**Task to carry out**
How many lines in these records hold the string "that"? Reply with the number alone.

(Saved entries)
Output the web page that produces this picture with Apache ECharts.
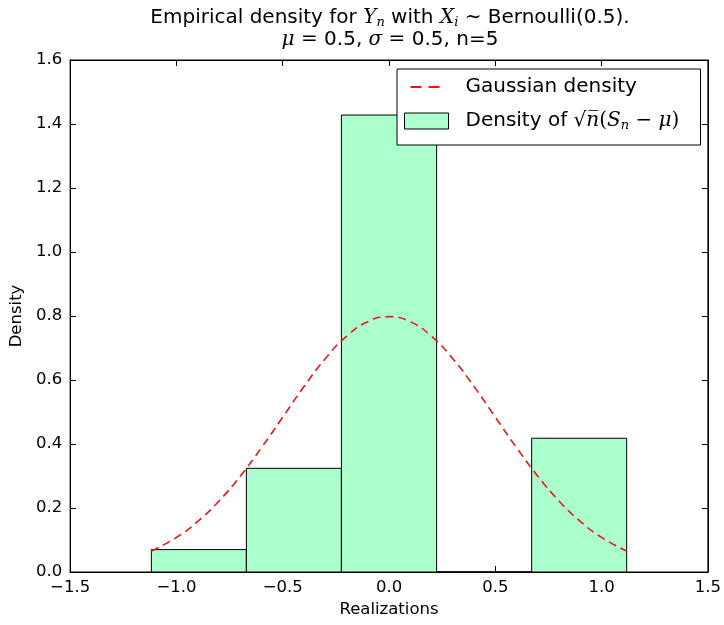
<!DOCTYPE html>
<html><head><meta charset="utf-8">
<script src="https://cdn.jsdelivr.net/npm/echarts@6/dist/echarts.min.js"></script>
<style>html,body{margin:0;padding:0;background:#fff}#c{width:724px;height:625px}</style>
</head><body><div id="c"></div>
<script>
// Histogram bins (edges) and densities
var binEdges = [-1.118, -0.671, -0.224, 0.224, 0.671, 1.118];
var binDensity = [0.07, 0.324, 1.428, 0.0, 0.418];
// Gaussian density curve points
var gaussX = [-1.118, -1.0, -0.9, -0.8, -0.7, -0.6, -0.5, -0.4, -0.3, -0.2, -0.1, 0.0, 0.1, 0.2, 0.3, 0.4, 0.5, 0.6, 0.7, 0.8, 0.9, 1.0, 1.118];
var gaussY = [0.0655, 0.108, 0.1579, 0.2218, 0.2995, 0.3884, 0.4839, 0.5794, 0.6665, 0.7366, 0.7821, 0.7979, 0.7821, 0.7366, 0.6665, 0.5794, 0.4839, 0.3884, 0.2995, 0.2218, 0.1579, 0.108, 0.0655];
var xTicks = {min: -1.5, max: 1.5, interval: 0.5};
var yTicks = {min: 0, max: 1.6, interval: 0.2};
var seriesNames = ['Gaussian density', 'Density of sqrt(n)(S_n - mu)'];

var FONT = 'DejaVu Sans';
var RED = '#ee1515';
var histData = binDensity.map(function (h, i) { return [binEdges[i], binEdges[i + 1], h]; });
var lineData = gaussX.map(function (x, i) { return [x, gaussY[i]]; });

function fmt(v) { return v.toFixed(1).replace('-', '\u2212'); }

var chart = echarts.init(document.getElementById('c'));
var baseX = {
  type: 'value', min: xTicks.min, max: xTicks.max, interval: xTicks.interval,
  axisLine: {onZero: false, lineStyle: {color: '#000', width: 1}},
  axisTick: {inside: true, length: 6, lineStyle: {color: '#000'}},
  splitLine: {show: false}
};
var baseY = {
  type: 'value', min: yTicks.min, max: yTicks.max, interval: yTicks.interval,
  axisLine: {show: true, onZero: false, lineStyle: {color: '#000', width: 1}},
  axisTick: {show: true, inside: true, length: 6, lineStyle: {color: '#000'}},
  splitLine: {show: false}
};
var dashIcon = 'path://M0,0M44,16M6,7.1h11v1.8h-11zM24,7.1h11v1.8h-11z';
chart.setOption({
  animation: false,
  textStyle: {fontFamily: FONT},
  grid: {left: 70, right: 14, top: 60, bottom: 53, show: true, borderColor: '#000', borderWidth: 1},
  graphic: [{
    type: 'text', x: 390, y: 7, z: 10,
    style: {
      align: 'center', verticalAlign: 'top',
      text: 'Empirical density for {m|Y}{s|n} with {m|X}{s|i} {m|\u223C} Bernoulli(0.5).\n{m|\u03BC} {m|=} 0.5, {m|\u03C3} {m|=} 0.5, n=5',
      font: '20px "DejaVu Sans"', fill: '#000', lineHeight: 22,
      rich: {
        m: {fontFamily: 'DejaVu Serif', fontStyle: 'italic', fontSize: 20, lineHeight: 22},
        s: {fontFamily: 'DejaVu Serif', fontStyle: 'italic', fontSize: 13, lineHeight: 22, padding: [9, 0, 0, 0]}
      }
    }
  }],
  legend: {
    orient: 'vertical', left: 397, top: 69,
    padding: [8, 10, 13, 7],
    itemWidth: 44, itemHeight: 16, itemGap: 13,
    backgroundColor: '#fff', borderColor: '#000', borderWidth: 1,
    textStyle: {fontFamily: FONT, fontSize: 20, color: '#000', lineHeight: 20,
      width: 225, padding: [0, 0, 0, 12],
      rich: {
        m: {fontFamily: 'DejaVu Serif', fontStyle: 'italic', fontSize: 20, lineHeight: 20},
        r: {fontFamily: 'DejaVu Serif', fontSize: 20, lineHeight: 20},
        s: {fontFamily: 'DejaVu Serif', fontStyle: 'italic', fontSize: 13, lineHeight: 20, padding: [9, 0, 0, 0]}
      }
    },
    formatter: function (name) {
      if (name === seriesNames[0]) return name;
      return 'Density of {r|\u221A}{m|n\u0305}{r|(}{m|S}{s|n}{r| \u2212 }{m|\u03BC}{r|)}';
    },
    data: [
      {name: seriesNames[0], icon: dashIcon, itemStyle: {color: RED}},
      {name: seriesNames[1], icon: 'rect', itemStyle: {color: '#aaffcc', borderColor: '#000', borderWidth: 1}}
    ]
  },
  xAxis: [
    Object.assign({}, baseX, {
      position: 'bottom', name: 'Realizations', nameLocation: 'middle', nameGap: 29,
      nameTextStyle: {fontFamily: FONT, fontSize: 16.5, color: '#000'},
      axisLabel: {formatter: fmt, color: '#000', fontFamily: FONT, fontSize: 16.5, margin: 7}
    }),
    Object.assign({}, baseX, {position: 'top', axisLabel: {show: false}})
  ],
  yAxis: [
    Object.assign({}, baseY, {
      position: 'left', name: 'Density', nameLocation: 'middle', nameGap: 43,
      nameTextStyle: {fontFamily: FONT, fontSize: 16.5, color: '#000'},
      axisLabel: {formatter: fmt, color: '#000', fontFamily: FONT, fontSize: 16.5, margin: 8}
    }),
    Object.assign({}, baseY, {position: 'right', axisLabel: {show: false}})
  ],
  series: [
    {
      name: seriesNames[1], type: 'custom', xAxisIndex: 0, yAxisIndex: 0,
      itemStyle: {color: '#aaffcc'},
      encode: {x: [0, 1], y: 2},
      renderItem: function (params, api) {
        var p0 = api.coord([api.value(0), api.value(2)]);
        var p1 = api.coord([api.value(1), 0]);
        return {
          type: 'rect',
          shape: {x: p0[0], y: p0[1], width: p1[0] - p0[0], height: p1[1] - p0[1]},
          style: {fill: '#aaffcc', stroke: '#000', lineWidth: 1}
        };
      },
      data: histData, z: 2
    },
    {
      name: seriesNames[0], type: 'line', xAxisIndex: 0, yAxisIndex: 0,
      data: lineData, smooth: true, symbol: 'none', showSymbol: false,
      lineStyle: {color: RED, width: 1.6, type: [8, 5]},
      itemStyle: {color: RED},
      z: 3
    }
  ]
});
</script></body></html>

---

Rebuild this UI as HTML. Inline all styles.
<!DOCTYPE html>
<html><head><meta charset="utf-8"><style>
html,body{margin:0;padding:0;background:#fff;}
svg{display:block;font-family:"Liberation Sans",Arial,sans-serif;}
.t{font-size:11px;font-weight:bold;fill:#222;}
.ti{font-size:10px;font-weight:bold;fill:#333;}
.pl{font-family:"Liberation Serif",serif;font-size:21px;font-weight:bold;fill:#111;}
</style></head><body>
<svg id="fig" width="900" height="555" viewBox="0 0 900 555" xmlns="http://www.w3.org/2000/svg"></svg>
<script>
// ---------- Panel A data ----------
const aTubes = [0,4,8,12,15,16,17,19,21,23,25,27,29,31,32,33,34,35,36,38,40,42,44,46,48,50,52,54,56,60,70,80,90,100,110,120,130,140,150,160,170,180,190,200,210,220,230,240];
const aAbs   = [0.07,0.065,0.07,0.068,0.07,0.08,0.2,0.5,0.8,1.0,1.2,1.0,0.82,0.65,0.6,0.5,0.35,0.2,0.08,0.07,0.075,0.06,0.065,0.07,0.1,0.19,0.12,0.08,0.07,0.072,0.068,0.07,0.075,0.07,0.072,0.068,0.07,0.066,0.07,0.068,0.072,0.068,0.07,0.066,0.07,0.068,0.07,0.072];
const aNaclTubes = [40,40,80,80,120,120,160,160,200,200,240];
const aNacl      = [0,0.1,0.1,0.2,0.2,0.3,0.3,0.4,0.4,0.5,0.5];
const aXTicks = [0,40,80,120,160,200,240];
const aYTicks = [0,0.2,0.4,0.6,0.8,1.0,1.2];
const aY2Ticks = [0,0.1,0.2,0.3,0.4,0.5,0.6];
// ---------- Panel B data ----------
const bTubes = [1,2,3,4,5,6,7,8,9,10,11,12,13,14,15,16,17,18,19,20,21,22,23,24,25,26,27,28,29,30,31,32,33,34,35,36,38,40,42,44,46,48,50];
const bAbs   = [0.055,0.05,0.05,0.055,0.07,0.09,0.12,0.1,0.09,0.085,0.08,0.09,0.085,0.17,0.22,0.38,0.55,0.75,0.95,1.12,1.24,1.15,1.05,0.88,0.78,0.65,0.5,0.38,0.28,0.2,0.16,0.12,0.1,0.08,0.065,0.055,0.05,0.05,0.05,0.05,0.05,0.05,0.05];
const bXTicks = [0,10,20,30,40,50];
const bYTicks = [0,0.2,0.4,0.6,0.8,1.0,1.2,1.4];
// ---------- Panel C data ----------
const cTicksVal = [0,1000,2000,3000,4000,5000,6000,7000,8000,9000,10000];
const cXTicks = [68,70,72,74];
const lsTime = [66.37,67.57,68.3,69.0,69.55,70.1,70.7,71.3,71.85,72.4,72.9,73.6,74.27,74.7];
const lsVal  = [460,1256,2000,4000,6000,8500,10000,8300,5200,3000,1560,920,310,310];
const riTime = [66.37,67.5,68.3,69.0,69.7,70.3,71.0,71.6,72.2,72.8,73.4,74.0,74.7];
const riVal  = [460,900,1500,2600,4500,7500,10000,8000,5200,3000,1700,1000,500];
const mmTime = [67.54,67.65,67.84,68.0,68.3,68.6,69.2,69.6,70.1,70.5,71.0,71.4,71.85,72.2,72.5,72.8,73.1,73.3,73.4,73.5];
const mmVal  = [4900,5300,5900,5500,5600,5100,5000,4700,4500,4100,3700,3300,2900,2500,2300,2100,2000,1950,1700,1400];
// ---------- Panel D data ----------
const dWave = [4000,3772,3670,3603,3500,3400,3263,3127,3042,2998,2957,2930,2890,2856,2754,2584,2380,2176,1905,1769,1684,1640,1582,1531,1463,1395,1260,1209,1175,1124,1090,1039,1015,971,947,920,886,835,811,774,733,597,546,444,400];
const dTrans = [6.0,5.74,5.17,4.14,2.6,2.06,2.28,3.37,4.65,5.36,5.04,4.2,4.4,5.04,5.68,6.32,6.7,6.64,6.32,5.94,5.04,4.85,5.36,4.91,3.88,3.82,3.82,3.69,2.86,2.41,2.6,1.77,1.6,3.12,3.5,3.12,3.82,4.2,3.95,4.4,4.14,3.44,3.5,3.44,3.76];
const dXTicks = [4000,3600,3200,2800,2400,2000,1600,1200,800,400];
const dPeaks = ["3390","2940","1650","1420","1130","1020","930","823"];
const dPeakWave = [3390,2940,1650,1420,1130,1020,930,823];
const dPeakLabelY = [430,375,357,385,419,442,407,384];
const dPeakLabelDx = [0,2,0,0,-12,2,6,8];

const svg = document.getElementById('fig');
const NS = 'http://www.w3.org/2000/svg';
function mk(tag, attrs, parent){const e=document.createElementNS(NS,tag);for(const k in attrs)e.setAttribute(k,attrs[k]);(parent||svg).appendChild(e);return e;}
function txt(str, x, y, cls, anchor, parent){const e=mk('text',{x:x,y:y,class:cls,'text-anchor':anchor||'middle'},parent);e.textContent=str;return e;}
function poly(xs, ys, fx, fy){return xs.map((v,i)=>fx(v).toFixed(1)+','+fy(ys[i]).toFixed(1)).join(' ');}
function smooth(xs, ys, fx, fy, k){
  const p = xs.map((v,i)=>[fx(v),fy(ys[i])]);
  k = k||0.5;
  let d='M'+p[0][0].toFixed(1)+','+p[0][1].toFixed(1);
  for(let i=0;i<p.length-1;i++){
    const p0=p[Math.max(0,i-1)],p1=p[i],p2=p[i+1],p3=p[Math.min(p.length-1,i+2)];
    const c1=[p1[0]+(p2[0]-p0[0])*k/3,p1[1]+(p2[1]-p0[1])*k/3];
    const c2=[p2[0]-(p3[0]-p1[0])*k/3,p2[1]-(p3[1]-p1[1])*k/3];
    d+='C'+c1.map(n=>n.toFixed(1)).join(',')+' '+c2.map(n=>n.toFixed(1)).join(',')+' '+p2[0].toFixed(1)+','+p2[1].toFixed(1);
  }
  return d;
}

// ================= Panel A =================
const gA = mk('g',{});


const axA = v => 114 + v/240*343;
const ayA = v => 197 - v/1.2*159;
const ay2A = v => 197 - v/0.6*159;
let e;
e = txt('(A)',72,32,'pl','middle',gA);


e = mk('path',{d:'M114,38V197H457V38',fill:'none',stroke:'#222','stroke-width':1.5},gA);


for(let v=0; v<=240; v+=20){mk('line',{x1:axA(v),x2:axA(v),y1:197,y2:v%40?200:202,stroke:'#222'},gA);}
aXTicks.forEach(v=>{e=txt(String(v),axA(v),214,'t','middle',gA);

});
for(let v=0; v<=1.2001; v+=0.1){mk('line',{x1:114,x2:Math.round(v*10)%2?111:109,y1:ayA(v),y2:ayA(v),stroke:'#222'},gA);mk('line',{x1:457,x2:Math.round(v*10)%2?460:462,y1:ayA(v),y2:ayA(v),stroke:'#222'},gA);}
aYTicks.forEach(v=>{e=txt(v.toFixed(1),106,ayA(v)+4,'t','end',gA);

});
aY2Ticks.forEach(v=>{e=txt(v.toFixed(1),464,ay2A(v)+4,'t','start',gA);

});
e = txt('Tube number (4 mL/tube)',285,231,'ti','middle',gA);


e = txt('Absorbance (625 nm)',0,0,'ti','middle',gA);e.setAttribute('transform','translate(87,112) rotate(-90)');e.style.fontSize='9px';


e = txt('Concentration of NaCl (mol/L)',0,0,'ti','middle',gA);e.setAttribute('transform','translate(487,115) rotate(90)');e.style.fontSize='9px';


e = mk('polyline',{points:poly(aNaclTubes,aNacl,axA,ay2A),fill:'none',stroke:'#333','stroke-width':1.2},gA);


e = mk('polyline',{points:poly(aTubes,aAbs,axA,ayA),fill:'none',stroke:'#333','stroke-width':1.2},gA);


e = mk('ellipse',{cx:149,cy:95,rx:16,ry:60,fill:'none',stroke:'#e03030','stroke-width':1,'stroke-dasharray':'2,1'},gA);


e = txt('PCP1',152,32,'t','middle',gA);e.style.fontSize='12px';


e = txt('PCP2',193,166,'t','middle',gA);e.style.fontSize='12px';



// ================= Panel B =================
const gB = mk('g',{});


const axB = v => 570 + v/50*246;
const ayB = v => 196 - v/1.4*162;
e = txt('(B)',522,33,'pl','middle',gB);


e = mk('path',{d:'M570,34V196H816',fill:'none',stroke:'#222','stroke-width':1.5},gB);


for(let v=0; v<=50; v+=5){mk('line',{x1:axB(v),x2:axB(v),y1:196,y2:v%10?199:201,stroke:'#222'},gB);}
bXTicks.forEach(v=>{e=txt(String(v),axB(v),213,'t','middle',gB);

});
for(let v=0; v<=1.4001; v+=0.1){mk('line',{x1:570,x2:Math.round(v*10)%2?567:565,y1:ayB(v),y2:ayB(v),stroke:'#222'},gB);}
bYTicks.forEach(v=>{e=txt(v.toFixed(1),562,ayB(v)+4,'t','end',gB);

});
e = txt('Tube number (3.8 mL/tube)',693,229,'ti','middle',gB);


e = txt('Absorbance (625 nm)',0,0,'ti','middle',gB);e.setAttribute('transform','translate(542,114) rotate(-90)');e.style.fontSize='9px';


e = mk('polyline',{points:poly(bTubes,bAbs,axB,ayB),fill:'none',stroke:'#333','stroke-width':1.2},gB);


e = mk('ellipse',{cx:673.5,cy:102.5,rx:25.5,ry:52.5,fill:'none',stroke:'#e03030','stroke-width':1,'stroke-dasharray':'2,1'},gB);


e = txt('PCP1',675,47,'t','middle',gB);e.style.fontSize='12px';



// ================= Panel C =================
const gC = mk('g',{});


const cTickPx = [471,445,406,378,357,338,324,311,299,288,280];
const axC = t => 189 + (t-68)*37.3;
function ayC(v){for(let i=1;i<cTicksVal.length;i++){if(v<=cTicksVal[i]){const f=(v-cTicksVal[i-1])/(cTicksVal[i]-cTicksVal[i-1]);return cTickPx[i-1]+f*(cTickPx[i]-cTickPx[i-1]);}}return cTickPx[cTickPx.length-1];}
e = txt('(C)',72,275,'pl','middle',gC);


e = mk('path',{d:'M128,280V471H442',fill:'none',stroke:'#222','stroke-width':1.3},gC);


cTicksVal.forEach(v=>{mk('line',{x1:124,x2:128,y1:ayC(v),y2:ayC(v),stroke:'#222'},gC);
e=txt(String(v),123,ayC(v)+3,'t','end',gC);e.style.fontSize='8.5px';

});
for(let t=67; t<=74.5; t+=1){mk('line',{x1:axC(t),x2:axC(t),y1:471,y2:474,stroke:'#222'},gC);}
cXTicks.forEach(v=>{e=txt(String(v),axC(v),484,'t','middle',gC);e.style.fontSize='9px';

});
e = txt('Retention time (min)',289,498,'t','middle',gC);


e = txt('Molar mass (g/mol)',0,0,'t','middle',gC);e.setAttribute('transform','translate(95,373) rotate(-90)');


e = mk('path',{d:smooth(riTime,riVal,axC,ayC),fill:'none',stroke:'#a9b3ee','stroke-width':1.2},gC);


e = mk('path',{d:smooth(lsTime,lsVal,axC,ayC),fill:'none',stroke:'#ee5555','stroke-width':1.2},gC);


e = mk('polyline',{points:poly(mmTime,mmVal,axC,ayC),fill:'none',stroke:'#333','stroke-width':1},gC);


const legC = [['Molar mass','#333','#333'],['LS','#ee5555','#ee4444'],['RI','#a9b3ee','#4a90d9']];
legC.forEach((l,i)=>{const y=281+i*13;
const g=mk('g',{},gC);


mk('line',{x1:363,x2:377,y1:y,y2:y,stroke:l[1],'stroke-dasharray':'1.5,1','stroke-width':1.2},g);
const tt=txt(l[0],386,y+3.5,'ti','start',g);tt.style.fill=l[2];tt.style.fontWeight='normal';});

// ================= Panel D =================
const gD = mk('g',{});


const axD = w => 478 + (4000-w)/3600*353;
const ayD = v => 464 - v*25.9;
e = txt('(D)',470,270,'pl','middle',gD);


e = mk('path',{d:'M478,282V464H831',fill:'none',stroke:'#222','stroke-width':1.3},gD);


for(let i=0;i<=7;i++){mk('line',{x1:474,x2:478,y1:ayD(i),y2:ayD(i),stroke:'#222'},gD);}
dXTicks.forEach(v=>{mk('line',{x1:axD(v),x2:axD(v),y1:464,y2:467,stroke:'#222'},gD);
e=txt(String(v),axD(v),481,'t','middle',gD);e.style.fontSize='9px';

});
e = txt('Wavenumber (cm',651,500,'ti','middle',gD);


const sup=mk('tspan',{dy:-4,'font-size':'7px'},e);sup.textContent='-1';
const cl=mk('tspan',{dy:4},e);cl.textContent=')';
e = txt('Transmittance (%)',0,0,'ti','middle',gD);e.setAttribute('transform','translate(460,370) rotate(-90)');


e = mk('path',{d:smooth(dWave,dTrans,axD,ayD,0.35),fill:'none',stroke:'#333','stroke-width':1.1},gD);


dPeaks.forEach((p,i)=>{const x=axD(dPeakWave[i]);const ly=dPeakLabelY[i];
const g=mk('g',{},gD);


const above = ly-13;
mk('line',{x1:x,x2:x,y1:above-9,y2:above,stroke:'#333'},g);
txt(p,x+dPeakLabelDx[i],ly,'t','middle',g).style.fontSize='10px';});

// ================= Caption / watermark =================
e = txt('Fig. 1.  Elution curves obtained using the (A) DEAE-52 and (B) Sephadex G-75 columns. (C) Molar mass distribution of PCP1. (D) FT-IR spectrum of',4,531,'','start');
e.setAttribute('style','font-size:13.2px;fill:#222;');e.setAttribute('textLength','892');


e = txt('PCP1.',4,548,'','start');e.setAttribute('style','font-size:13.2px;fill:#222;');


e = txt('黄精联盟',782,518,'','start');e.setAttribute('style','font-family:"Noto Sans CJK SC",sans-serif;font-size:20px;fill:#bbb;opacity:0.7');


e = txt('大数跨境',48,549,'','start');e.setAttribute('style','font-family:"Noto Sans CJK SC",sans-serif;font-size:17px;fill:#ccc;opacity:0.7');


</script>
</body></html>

...

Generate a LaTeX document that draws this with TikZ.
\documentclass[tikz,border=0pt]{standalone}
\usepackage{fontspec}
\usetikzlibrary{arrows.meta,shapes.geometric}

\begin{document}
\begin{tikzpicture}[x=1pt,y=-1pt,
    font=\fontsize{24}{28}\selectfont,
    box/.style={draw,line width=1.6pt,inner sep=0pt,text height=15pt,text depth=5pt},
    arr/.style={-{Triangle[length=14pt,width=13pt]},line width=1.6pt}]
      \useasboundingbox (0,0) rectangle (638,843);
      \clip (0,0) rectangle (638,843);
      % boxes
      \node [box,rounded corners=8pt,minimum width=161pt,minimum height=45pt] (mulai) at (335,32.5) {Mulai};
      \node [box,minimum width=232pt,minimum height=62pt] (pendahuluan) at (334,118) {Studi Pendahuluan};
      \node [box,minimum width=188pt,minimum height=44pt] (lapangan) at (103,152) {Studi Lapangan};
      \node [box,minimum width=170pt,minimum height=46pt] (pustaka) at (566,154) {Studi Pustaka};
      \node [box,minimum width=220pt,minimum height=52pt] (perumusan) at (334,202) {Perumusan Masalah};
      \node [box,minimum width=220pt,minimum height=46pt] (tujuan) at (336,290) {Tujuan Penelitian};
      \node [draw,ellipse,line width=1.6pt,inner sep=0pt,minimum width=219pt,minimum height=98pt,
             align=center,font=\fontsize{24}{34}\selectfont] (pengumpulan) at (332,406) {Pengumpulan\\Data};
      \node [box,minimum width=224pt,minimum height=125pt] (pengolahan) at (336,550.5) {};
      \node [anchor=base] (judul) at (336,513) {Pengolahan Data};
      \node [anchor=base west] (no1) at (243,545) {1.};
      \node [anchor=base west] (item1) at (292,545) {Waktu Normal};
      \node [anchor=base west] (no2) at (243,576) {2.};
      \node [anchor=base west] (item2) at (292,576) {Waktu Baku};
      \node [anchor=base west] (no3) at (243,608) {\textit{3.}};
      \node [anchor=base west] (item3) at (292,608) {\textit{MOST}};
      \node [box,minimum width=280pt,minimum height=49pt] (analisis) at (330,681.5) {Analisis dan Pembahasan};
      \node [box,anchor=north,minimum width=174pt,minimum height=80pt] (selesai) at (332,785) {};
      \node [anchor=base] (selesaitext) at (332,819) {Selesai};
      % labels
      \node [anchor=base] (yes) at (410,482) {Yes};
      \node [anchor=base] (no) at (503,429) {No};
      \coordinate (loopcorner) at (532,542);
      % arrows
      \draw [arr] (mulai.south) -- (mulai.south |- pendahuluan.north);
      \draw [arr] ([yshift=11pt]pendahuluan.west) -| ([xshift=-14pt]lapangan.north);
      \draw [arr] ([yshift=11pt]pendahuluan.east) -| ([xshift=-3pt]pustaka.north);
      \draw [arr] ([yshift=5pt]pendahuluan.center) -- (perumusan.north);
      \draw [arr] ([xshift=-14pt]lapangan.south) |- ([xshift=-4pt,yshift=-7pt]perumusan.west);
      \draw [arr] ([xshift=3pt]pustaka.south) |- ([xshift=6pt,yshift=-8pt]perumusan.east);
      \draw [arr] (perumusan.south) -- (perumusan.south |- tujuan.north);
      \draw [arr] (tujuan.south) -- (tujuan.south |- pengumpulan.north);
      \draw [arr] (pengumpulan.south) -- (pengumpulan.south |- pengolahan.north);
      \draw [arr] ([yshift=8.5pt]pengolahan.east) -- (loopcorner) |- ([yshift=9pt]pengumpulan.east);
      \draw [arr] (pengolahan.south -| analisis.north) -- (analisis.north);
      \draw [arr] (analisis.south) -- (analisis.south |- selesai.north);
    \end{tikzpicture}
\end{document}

**Answer for the task**
2